Books transmit values. They explore our common humanity. What is the message when some children are not represented in those books?

As someone who sold picture books for many years, what often strikes me about today’s offerings for young people is not the lack of books featuring people of color (that is clearly a fact), but how quickly a book with a black figure on its cover almost always signifies a story about a “race issue,” be it a story about a slave traversing the Underground Railroad or one about a contemporary black girl overcoming her classmates’ prejudice to star in the school play. Many of these are beautiful, powerful picture books—but they are also ones that, too often, only end up seeing the light of day during calendar events like Black History Month. Especially among us white families, they are treated more like “teaching tools” for the classroom and less like the books we purchase and leave strewn around our house, hoping for our children to discover and devour them.

It is worth noting one exception. In today’s bookstores, racial diversity is most evident in picture books that are concerned, not with a story about an individual, but with a broad, sweeping depiction of urban life. Books like Water in the Park (discussed here) and In the Town All Year Round (discussed here) do a fine job of representing people of different skin colors “as an integral and valued part of the mosaic” (to borrow Myers’ words), in which kids are growing up today. But, let’s be honest: from the standpoint of the publishers and the booksellers, this is a safe route to take; these harmonious covers show white children alongside those of color. In other words, they are still seen by white buyers as relatable.

Which leads me to my own question. I wonder if we as parents play a larger role than we realize in the scant publication of books starring individuals of color. Are we unknowingly standing in the way of our children seeing and identifying with the communities around them? When I read Myers’ piece last week, I immediately thought of my initial reaction to the uplifting new picture book, A Dance Like Starlight: One Ballerina’s Dream, by Kristy Dempsey and Floyd Cooper (Ages 4-10). The story is about a poor black girl, living in mid-twentieth century Harlem, who longs to be a ballerina. Dempsey and Cooper have loosely based their book on those, like our young, wide-eyed heroine, who had the opportunity to watch Janet Collins’ debut as the first African-American ballerina to perform at the Metropolitan Opera in 1951.

When I first paged through the book at my local bookshop, I got goose bumps from the sheer lyricism of the language.
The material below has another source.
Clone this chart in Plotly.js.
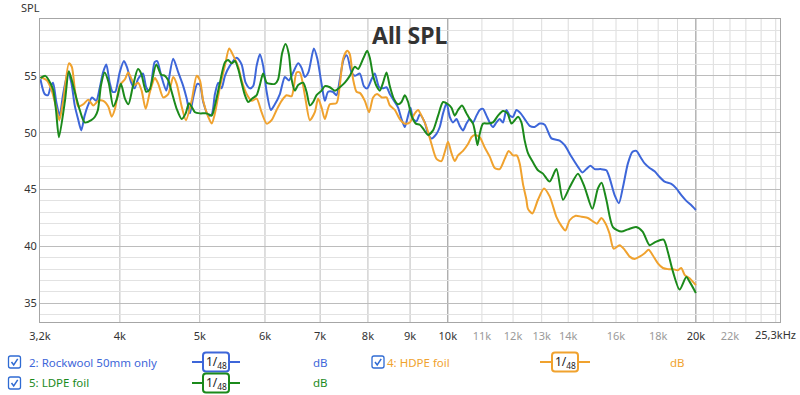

Certainly, a story-told-in-poems format seems perfectly matched to subject matter about dance and transcendence; but what really struck me is how this beautiful, buoyant language contrasts the daily struggle of the girl and her single mother—a mother who works days and nights as a laundress and seamstress, but a mother who doesn’t hesitate to sacrifice a new sewing machine in order to give her daughter a glimpse of what her promising future might hold. The moments leading up to the performance are breathlessly described through the daughter’s eyes:

Waiting now
for the bus,
my feet won’t stop
their trippy-trappy,
jumpin’ jiggle,
can’t-hardly-wait wiggle.

But then I fell directly into the trap. I thought, “I have to bring this book into JP’s school!” I immediately categorized it as “a book with a lesson” (race! poverty! history!). I didn’t buy the book, but instead took a picture of its cover and requested it from the library, as I do the other books I bring into my son’s elementary classroom. Once I classified it as such, it never occurred to me to share it with my three-and-a-half year old daughter, who loves dancing as much as she loves snuggles and pizza and playing with her brother.

And yet, who ended up going through my pile of books by the door and picking out this one for story time? “Mommy, look! This one is about a ballerina!” I started to say that this story was intended for older kids, but I stopped myself when I saw her sheer delight upon flipping through the subdued, grainy paintings, in hues of browns and pinks, each one filled with longing and sadness and wonder and joy. And so I read it. And then I read it again. And again. And I saw that I had been grossly mistaken. Yes, this is a book with a powerful and important message about breaking down racial barriers. But it is also about a little girl with a passion; about a mother who loves her; about the awe that we all feel in the presence of art. It is also about something that every single child, regardless of race or class or background, feels at one point or another—and that’s the inner stirrings of hope. Or, in our narrator’s words:

Hope
puffs up my chest
just a bit.
One day,
those voices
will be
for me.

As Walter Dean Myers fervently reminds us, books starring children of color or children of lower economic classes are critical to the identity formation of those individuals (not to mention their interest in reading). Equally important, however, is that these stories, especially the ones about everyday triumphs and failures, find their way into the hands of the broader population as well. Our children are not nearly as literal as we often assume them to be. They aren’t born seeing the world in black and white. They are born with a natural ability to connect as human beings. And books are a great place to nurture these connections. But we need to make them accessible to our children. And we need to spend money on them—in order that there will be more published every year.